We scraped through Sunday; it was a long day, but we managed. Our daughter had two swimming lessons this weekend, and I watched the pile of laundry grow larger with her towels and bathing suits thrown into the laundry basket along with muddy jackets, socks, pants, and so on. “She will go back to school on Monday,” I told myself, “And I will catch up.”

Monday morning came. My husband left for work, and I saw my daughter off to school. She had a meatloaf sandwich and some leftover roasted asparagus in her lunch bag. (Meatloaf was what we had for dinner Sunday night. Out of desperation I went to the grocery store on Sunday afternoon and, seeing that ground beef was $2.99/lb. if you bought 5 lbs. at minimum, I bought 5 1/2 pounds and brought it home. Some went to meatloaf; some is simmering on the stove as chili now; and some will become bolognese later this week. I am never, ever not thinking about home economics.) Everyone had been dispatched in the correct directions; it was up to me to go home and face the house.

I spent the morning undoing as much of the past ten days’ damage as I could. First I walked around the apartment gathering things to launder, and at the same time assessing what messes needed cleaning. It was 8.30 in the morning when I turned on the washing machine. I’ve been doing laundry; running the dishwasher; finally cleaning up the mess around the cats’ litter boxes; setting up a huge pot of beef chili; cleaning toilets; scrubbing the vinyl bath mat that always seems to grow little rings of mildew around the suction cups; bleaching the cleaning supplies that I used to clean around the cats’ boxes; straightening up the coffee table; making lists of other things that have to be done.

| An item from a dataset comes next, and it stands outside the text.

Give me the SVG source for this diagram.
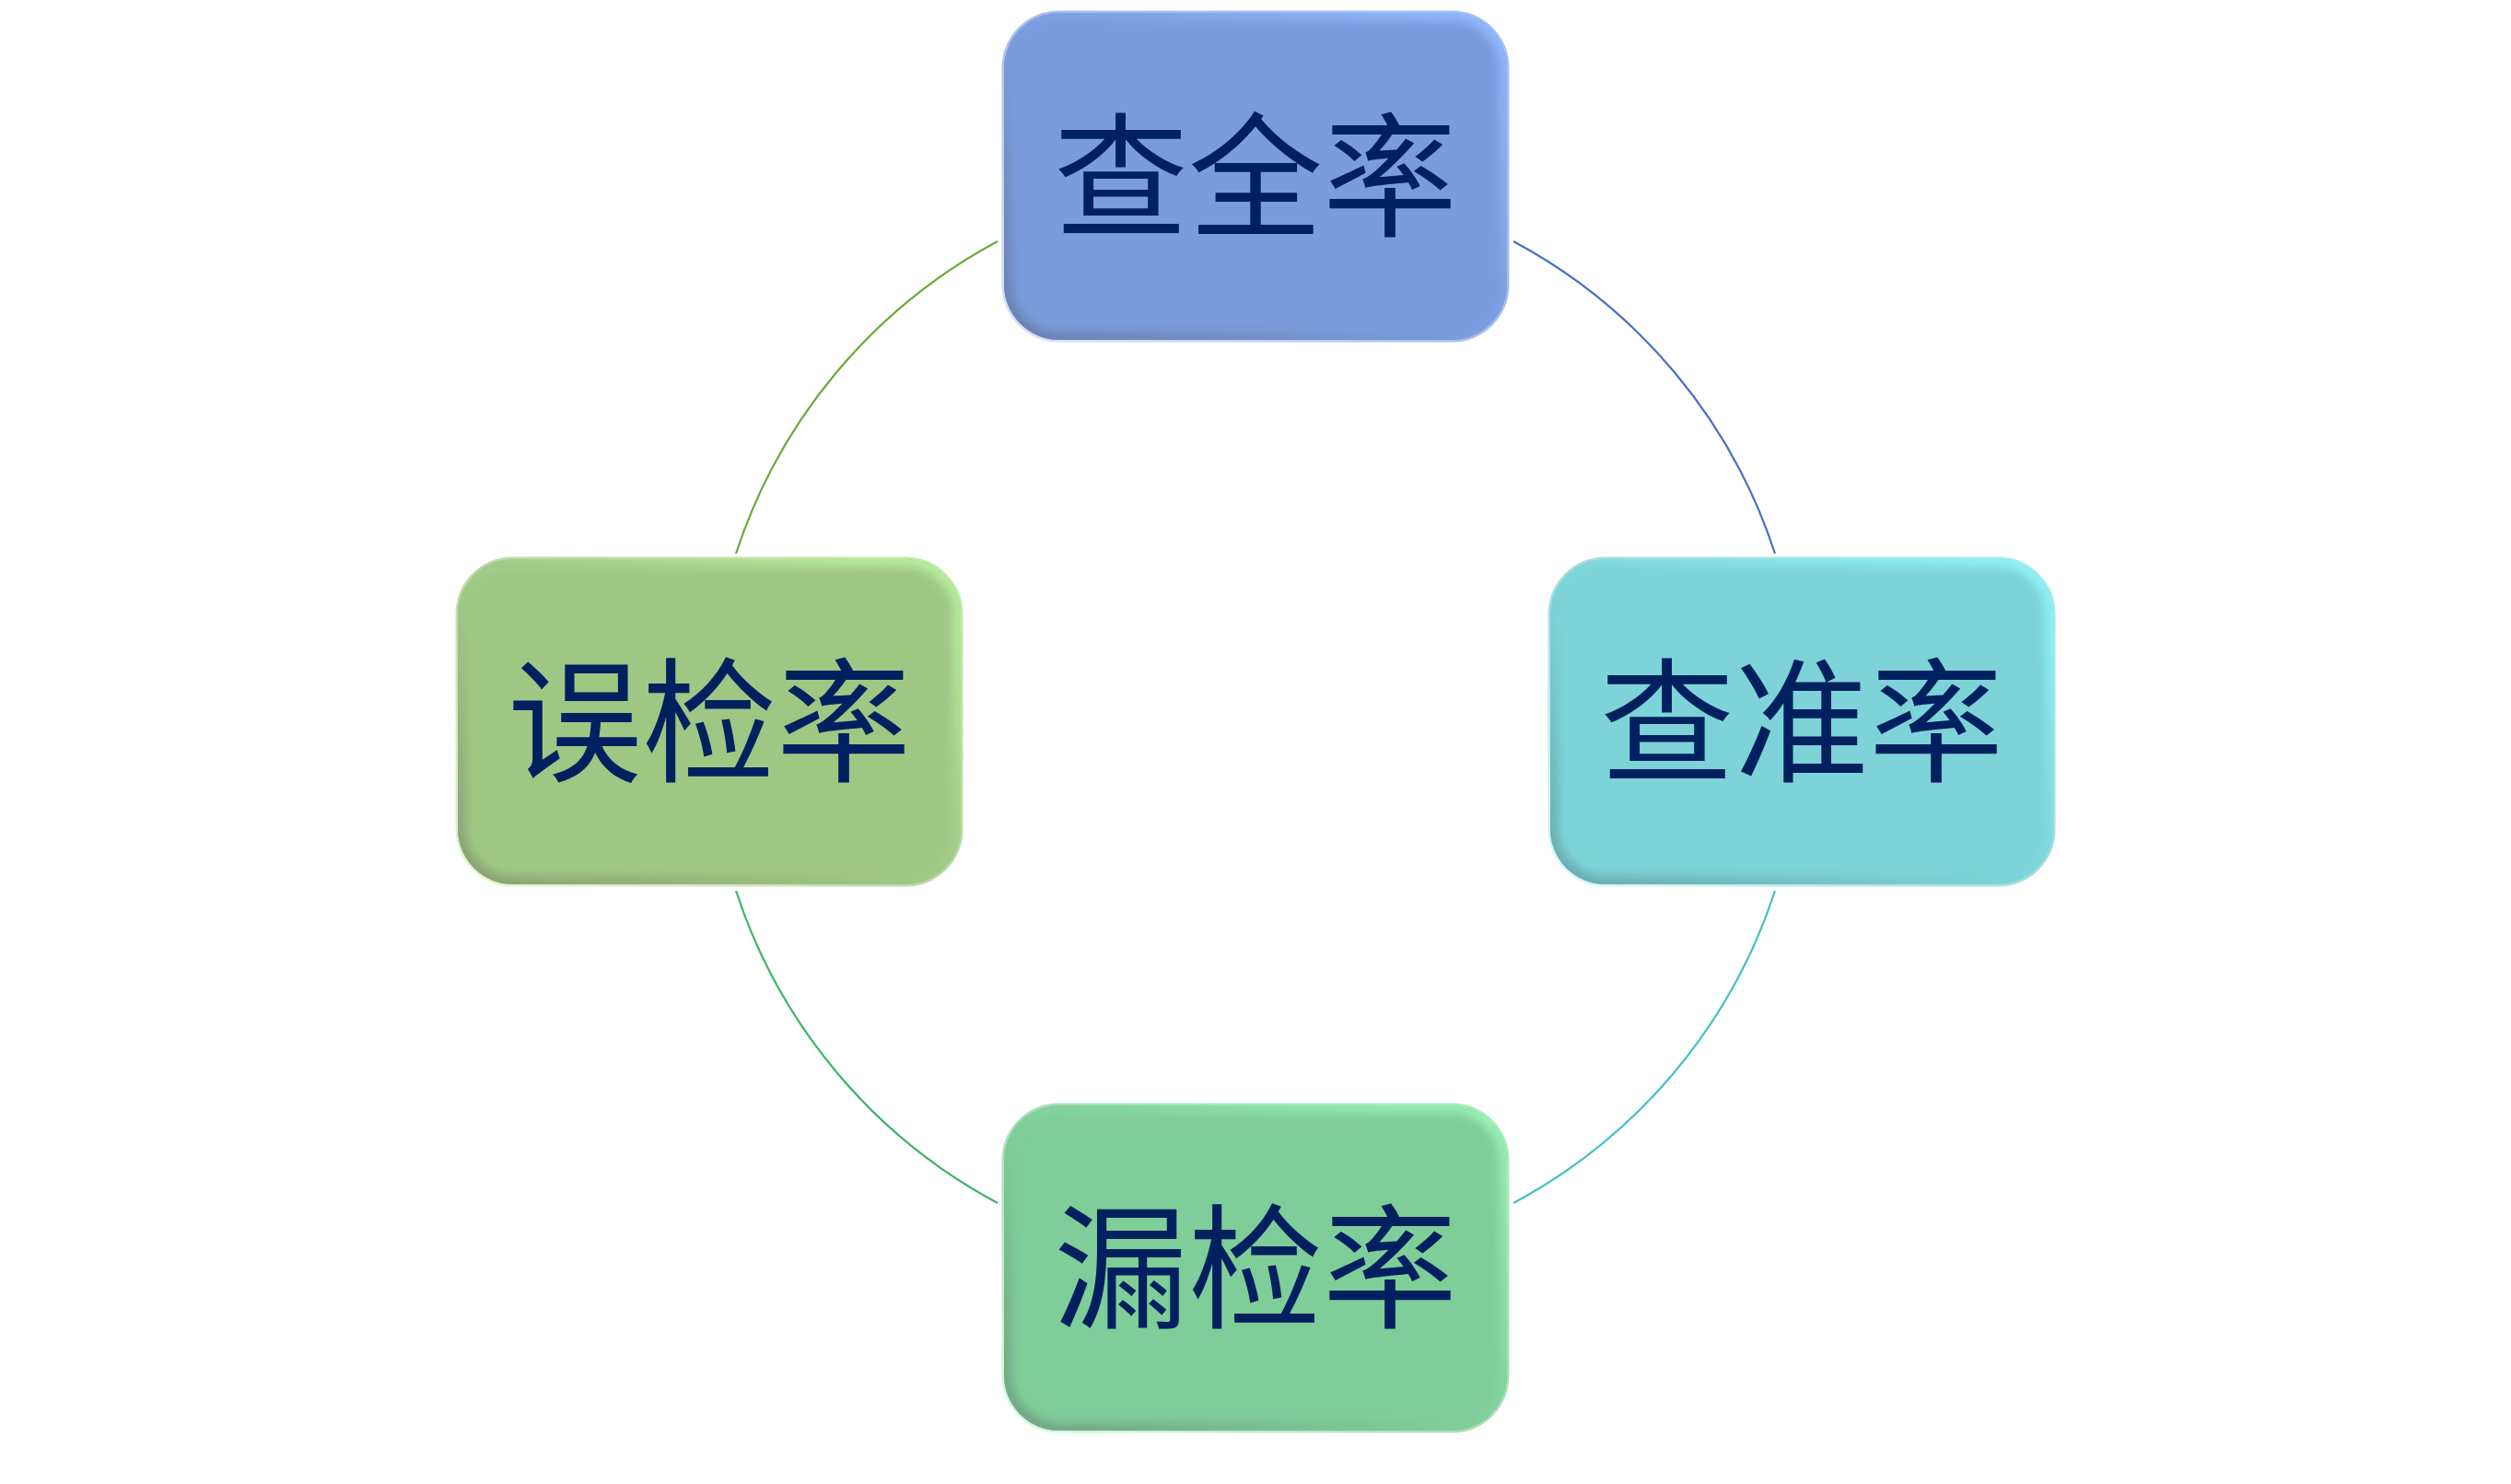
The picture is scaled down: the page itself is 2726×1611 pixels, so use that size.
<svg xmlns="http://www.w3.org/2000/svg" width="2726" height="1611" viewBox="0 0 2726 1611">
<style>
  .conn { fill: none; stroke-width: 2.2; }
  .label { font-family: "Noto Sans CJK SC", "Noto Sans", sans-serif; font-size: 146px; font-weight: 400; fill: #002060; text-anchor: middle; }
  .edge { fill: none; stroke-width: 18; filter: url(#soft); clip-path: url(#rclip); }
  .halo { fill: none; stroke-width: 3; }
</style>
<defs>
  <filter id="soft" x="-5%" y="-5%" width="110%" height="110%"><feGaussianBlur stdDeviation="5"/></filter>
  <clipPath id="rclip" clipPathUnits="objectBoundingBox"><rect x="0" y="0" width="1" height="1" rx="0.11" ry="0.17"/></clipPath>
  <linearGradient id="eBlue" x1="0" y1="1" x2="1" y2="0">
    <stop offset="0" stop-color="#6a80ad"/><stop offset="0.45" stop-color="#7a9bdc"/><stop offset="1" stop-color="#93b8ff"/>
  </linearGradient>
  <linearGradient id="hBlue" x1="0" y1="1" x2="1" y2="0">
    <stop offset="0" stop-color="#d6e4ff"/><stop offset="0.5" stop-color="#a9bfe6"/><stop offset="1" stop-color="#a3bff5"/>
  </linearGradient>
  <linearGradient id="eCyan" x1="0" y1="1" x2="1" y2="0">
    <stop offset="0" stop-color="#6aa9ac"/><stop offset="0.45" stop-color="#7dd3d8"/><stop offset="1" stop-color="#90f3f6"/>
  </linearGradient>
  <linearGradient id="hCyan" x1="0" y1="1" x2="1" y2="0">
    <stop offset="0" stop-color="#d4fbfc"/><stop offset="0.5" stop-color="#a6dcde"/><stop offset="1" stop-color="#a0eef0"/>
  </linearGradient>
  <linearGradient id="eLime" x1="0" y1="1" x2="1" y2="0">
    <stop offset="0" stop-color="#88a074"/><stop offset="0.45" stop-color="#9ec784"/><stop offset="1" stop-color="#b9ed9c"/>
  </linearGradient>
  <linearGradient id="hLime" x1="0" y1="1" x2="1" y2="0">
    <stop offset="0" stop-color="#e2fbd2"/><stop offset="0.5" stop-color="#bcd6aa"/><stop offset="1" stop-color="#c4eeab"/>
  </linearGradient>
  <linearGradient id="eMint" x1="0" y1="1" x2="1" y2="0">
    <stop offset="0" stop-color="#71a483"/><stop offset="0.45" stop-color="#7fcd98"/><stop offset="1" stop-color="#9af0b5"/>
  </linearGradient>
  <linearGradient id="hMint" x1="0" y1="1" x2="1" y2="0">
    <stop offset="0" stop-color="#d4fbe0"/><stop offset="0.5" stop-color="#a9dcb8"/><stop offset="1" stop-color="#a6efbc"/>
  </linearGradient>
</defs>
<rect width="2726" height="1611" fill="#ffffff"/>
<g id="connectors">
  <path class="conn" stroke="#4472c4" d="M1643,262 A593,593 0 0 1 1927,601"/>
  <path class="conn" stroke="#45bfc6" d="M1927,967 A593,593 0 0 1 1643,1306"/>
  <path class="conn" stroke="#3fb36a" d="M1083,1306 A593,593 0 0 1 799,967"/>
  <path class="conn" stroke="#6aab3c" d="M799,601 A593,593 0 0 1 1083,262"/>
</g>
<g id="node-top">
  <rect class="halo" x="1089" y="13" width="548" height="357" rx="61" stroke="url(#hBlue)"/>
  <rect x="1090" y="14" width="546" height="355" rx="60" fill="#7a9bdc"/>
  <rect class="edge" x="1090" y="14" width="546" height="355" rx="60" stroke="url(#eBlue)"/>
  <text class="label" x="1363" y="245">查全率</text>
</g>
<g id="node-right">
  <rect class="halo" x="1682" y="606" width="548" height="355" rx="61" stroke="url(#hCyan)"/>
  <rect x="1683" y="607" width="546" height="353" rx="60" fill="#7dd3d8"/>
  <rect class="edge" x="1683" y="607" width="546" height="353" rx="60" stroke="url(#eCyan)"/>
  <text class="label" x="1956" y="837">查准率</text>
</g>
<g id="node-left">
  <rect class="halo" x="496" y="606" width="548" height="355" rx="61" stroke="url(#hLime)"/>
  <rect x="497" y="607" width="546" height="353" rx="60" fill="#9ec784"/>
  <rect class="edge" x="497" y="607" width="546" height="353" rx="60" stroke="url(#eLime)"/>
  <text class="label" x="770" y="837">误检率</text>
</g>
<g id="node-bottom">
  <rect class="halo" x="1089" y="1199" width="548" height="355" rx="61" stroke="url(#hMint)"/>
  <rect x="1090" y="1200" width="546" height="353" rx="60" fill="#7fcd98"/>
  <rect class="edge" x="1090" y="1200" width="546" height="353" rx="60" stroke="url(#eMint)"/>
  <text class="label" x="1363" y="1430">漏检率</text>
</g>
</svg>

Soon there’s going to be a Day of No Women in the United States, a protest designed to recognize “the enormous value that women of all backgrounds add to our socioeconomic system, while receiving lower wages and experiencing greater inequities, vulnerability to discrimination, sexual harassment and job insecurity.” This quote is from the Women’s March website, https://www.womensmarch.com/womensday. I didn’t just make it up.

I don’t have lower wages; I don’t have wages. I guess you could say I get room and board for the work I do, but not everyone would find that framing of the arrangement agreeable. As I’ve said many times, here and elsewhere in my life, while my life isn’t perfect, it is on the whole pretty good: we are lucky to be able to live the way we do, in the manner we do; we never want for anything we really need, and that’s because of my husband’s job, not because I’m such a genius at running the household. I’m good at running the household, and if I stopped doing it for a day, well, nothing disastrous would happen, but no one would benefit, either. Housewives don’t get vacations, and neither do housebitches — this essay is clearly in the housebitch category — and that’s part of the deal. If I stopped doing housework altogether (the way my husband stopped going to his job altogether last week), even for just a day, nothing good would happen to any of us, and we would all three of us become very cranky very quickly.

The Moebius strip that is running this household cannot be interrupted without consequences. Maybe they are not as serious as the consequences of, say, not showing up at your minimum-wage hourly job: my husband will not fire me if I don’t do laundry for a day, don’t scoop the litter box for one day, don’t cook dinner for one day. But I will only be making my own life worse if I stop paying attention to any of these details for only one day. Last week’s vacation proved it to me.